The temptation of buying extra dice for success – That’s not to mean the players want to fail all the time, and I am positively delighted with how often the players are willing to engage with this mechanic (even more so surprised and pleased how often they want to do so before they even roll and guarantee some narrative penalty – again, taking agency for one’s own follies). Besides allowing them to avoid an unwanted or untimely failure, the consequences have been great for creating interesting and flavourful situations, and some great RP. Even something as simple as “take a -1d from slipping because you’re atop piles of junk” has worked great, allowing the character to avoid that blaster bolt while leaving them half sprawled and unsteady for a round. But we’ve had even more interesting and amusing consequences, including dropping a blaster rifle to avoid falling off a rope into the depths of a crashed ship (thus losing the rifle), stressed starship engines, accidental credit transfer, and just last game we ended with one player hanging on for dear life on the edge of a speeding speeder as they overreached in order to slice at a foe on an opposing speeder. Very adventurous moments!
The other beauty of those extra dice – One thing that I hadn’t counted on but that is a nice surprise is that given how MoS is calculated (ie counting extra dice once you’ve reached 15), even buying a single extra die might turn the roll from a near failure into an MoS of 2 if you roll well enough on that extra die. It wonderfully adds to the heroic epicness.

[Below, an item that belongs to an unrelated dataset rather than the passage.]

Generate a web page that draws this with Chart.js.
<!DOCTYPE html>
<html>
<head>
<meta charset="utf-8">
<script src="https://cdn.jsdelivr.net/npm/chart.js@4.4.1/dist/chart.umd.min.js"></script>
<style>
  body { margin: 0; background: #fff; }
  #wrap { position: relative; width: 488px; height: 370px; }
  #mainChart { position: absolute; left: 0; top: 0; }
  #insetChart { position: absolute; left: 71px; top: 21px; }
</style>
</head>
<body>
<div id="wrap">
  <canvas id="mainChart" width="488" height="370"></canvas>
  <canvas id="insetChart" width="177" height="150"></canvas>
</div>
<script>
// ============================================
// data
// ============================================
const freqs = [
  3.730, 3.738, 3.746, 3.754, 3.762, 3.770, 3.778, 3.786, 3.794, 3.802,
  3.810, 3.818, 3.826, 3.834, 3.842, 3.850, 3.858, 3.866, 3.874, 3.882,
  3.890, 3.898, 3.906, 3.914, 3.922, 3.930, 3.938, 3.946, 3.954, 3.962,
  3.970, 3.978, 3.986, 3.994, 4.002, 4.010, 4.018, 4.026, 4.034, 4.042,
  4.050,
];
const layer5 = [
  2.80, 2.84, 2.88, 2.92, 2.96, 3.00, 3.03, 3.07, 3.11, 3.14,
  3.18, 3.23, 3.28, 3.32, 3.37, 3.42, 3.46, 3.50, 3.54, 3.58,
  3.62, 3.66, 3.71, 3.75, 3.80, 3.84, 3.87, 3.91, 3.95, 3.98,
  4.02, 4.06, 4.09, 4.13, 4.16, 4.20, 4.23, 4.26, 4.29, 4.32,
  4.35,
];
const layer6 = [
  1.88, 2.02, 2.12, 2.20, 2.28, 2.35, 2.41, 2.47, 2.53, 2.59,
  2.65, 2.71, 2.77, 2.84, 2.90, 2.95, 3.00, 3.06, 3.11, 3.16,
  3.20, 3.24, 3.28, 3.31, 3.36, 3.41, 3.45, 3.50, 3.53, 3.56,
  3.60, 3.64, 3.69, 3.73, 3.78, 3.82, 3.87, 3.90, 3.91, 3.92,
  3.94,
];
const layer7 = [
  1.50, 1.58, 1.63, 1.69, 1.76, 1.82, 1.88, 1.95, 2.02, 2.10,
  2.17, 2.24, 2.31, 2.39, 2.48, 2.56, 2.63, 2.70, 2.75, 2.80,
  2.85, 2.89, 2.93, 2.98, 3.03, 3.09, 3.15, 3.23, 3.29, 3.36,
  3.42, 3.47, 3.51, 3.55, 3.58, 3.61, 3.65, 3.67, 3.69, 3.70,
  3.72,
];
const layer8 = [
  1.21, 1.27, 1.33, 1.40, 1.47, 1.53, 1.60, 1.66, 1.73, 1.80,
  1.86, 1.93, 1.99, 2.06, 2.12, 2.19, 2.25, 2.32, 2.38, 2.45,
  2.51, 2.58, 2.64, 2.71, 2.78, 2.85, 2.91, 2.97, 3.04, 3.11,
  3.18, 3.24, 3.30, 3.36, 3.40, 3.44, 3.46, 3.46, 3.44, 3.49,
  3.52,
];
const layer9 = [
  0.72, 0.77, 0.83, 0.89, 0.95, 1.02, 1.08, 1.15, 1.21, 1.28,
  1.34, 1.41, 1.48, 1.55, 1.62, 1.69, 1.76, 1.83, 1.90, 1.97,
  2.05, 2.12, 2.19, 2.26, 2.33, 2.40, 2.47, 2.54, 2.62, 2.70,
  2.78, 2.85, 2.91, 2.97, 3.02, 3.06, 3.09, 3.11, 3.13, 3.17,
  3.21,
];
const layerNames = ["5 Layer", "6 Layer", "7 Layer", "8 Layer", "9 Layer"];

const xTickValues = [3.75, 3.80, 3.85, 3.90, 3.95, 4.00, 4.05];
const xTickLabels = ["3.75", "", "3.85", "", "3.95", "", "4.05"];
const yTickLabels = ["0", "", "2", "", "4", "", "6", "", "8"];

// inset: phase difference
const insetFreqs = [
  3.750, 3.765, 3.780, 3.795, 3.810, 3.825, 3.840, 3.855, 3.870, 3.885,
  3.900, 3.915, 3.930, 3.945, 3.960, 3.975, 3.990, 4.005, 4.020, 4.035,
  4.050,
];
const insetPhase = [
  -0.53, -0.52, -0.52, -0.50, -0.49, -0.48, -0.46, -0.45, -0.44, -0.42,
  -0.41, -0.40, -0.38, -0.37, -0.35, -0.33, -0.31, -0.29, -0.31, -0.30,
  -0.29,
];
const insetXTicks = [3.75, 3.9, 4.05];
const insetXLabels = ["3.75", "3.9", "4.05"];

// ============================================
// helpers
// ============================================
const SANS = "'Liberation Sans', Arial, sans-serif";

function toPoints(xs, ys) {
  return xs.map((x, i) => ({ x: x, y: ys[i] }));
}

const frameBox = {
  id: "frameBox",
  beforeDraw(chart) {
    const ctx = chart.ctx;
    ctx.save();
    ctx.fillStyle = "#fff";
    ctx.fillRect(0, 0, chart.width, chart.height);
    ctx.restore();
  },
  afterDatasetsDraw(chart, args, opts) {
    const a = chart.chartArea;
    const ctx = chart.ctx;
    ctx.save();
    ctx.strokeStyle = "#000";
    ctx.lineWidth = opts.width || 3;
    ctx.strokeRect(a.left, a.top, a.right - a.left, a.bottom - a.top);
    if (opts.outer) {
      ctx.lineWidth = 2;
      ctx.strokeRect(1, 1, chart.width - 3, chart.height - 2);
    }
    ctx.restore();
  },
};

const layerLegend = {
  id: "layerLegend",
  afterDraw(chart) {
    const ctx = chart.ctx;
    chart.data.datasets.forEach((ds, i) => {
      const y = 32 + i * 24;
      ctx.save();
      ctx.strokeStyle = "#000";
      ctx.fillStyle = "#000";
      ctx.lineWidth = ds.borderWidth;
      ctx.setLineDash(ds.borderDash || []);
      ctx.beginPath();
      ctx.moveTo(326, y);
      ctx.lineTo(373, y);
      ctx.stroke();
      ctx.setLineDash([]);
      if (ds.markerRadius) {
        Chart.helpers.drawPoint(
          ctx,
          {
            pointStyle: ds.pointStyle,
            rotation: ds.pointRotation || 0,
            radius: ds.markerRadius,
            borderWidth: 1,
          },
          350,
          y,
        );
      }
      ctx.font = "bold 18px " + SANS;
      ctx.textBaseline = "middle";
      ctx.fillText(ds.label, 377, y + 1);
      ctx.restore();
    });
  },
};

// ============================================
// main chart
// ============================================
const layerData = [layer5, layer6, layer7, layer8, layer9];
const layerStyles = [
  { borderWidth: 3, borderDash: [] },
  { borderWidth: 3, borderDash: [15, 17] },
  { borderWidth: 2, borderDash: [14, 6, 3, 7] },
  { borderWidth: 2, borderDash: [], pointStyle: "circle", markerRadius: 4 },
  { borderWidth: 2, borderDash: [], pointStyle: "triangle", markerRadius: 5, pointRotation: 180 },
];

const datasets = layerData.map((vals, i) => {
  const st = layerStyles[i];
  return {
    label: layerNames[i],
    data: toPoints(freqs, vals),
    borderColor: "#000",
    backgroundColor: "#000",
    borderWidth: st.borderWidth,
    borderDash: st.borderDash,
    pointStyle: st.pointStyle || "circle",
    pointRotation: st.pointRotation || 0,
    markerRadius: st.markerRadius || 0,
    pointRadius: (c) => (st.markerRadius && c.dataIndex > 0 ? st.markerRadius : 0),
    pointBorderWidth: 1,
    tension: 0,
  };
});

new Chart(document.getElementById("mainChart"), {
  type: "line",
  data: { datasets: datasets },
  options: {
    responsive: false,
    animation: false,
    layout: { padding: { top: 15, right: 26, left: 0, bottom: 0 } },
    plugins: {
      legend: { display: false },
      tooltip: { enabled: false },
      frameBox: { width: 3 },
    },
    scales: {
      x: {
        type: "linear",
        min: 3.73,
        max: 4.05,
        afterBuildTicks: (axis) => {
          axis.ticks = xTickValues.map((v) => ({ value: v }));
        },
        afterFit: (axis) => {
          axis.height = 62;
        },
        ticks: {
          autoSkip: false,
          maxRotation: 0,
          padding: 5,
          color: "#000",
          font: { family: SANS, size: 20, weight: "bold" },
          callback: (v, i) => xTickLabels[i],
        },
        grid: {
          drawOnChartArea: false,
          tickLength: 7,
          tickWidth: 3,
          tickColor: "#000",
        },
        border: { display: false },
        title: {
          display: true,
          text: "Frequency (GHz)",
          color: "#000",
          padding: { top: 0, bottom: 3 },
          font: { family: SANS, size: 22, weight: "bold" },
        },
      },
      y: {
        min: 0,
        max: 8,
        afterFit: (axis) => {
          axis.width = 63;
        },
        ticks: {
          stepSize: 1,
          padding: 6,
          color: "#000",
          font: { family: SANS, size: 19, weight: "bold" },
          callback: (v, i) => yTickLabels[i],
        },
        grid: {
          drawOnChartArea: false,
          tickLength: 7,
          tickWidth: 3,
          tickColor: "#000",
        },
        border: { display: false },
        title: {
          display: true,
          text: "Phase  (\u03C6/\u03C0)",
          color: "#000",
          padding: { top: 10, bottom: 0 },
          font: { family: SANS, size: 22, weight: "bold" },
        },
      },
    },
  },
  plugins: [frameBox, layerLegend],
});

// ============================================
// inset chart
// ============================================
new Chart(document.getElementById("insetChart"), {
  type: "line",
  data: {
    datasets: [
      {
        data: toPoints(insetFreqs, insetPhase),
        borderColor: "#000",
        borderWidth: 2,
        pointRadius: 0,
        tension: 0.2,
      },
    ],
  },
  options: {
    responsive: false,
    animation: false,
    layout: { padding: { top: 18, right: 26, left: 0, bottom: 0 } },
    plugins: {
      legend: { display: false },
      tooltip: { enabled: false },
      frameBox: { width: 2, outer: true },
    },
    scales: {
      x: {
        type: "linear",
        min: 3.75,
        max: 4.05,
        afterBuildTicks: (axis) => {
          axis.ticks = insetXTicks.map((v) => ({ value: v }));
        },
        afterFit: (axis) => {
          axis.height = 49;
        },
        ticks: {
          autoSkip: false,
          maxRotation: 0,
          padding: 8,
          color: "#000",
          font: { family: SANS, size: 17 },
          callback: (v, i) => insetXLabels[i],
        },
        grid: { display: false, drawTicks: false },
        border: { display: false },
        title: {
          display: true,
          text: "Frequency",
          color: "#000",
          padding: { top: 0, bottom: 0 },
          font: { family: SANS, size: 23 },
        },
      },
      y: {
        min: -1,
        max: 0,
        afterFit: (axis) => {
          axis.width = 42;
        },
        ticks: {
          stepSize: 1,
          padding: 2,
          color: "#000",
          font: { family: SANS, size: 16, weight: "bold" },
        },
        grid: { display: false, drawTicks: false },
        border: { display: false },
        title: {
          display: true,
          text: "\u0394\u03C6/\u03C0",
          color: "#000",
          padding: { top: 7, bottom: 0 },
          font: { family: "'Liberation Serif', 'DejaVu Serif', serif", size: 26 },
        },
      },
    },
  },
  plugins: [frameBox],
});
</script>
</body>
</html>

Ease of creating opponents and setting challenges – On the GM side, the “5d = Entry Level Professional” baseline has been absolutely fabulous for quick NPC and creature creation. There’s no need to complete a full character creation, I only need to ask myself “about how good would this person/thing be at this?” and then peg it to that 5d level. Players do something unexpected and take a different tack with an NPC? Meet someone unexpected? I forgot to do design the nasty creature they’re encountering? No problem! Ask that question, gauge the value, and play continues.
More soon as we continue to play and the system gets more and more “in-the-field” playtesting!